菅田「さんちゃん、良かったですよね! 事務所に入りたての頃、本当に小さかったんですよ。上から目線になっちゃうけれど、余計な芝居をしないし、ちゃんと佇まいと心で現場にいた。事務所の後輩たち、めっちゃ焚きつけましたよ(笑)。『いやあ、さんちゃん良かったなあ!』って。16歳といえば、僕がこの仕事を始めた時ですけど、お芝居するうえであんなにじっと出来なかったですよ。もっとアピールしなきゃっていうのがあったから。本当に素晴らしかった」
杏「ヒリヒリする感じが伝わってくる表情でしたね。ちゃんと寝てね! ってことですかね。あと、本は読んだ方がいいですね。台本をもらった時のイマジネーションって、普段から本を読んでいると、文字から考えを巡らしやすくなる気がするから」
菅田「(読書家として知られる)杏さんが言う『本を読んだ方がいい』って、非常に説得力がありますね。僕もあんまり読んでいない側の人間なので……」
菅田は22年、良き先輩と敬う小栗旬が主演するNHK大河ドラマ「鎌倉殿の13人」に源義経役で出演するほか、フジテレビの「ミステリと言う勿れ」で初めて月9ドラマに主演する。杏も、放送が始まったばかりのTBS系の日曜劇場「日本沈没-希望のひと-」に正義感の強い週刊誌記者・椎名実梨役で、主人公・天海啓示に扮する小栗と対峙している。意欲作が今後も続くふたりにとって、心の拠りどころはどこにあるのだろうか。
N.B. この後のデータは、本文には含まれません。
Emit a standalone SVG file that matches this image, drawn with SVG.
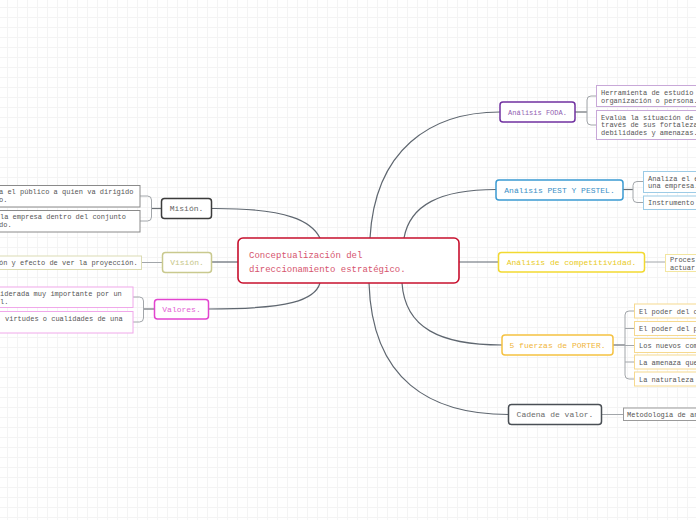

菅田「去年は『キャラクター』『CUBE』と近い距離で撮影していたんです。コロナの状況もあったので、この時期はとにかく撮ることを 続けなきゃ! と思っていましたね。『危ないからやめよう』と言うことも出来たわけです。それも、命を守るために大事なこと。スタッフさんたちは電車通勤ですから、いつ誰に何があってもおかしくないじゃないですか。それでも、今も撮り続けなければ、作り続けなければ……という感覚しかないんですよね」
杏「現場が止まった時も、トップコートのみんなで絵本動画を作ったりしたけれど、作りたいという気持ちが抑えられなかった」
菅田「その確認にはなりましたよね」
杏「撮影が中止や延期になることもあったのですが、その時の自分の落ち込み方が今まで感じたことのないものだったんです。これまで走り続けてきて、こんなにストップすることってなかったから。『ああ、こんなに好きだったんだ』という気持ちになりました」
菅田「そういう気持ちになれて、良かったですよね」
杏「10年後、15年後、『あの時こういう状況だったんだよね』と振り返ることもありそう。そういう意味でも、忘れがたい作品になりましたね」
一方が思いの丈を話し始めると絶妙な間合いで相槌を入れるなど、あうんの呼吸で会話をリズミカルに進めていくふたりの波長に合わせているうちに、瞬く間に取材時間が終わりを告げようとしていた。親子役として初共演を果たしたふたりが今作を経て、3度目のタッグがいつになるのかと思いを馳せるのは気が早すぎるが、確かな信頼関係を構築する菅田と杏の芝居に対する真摯な思いは観る者の琴線に訴えかけるだけの説得力を持ち合わせているのは間違いない。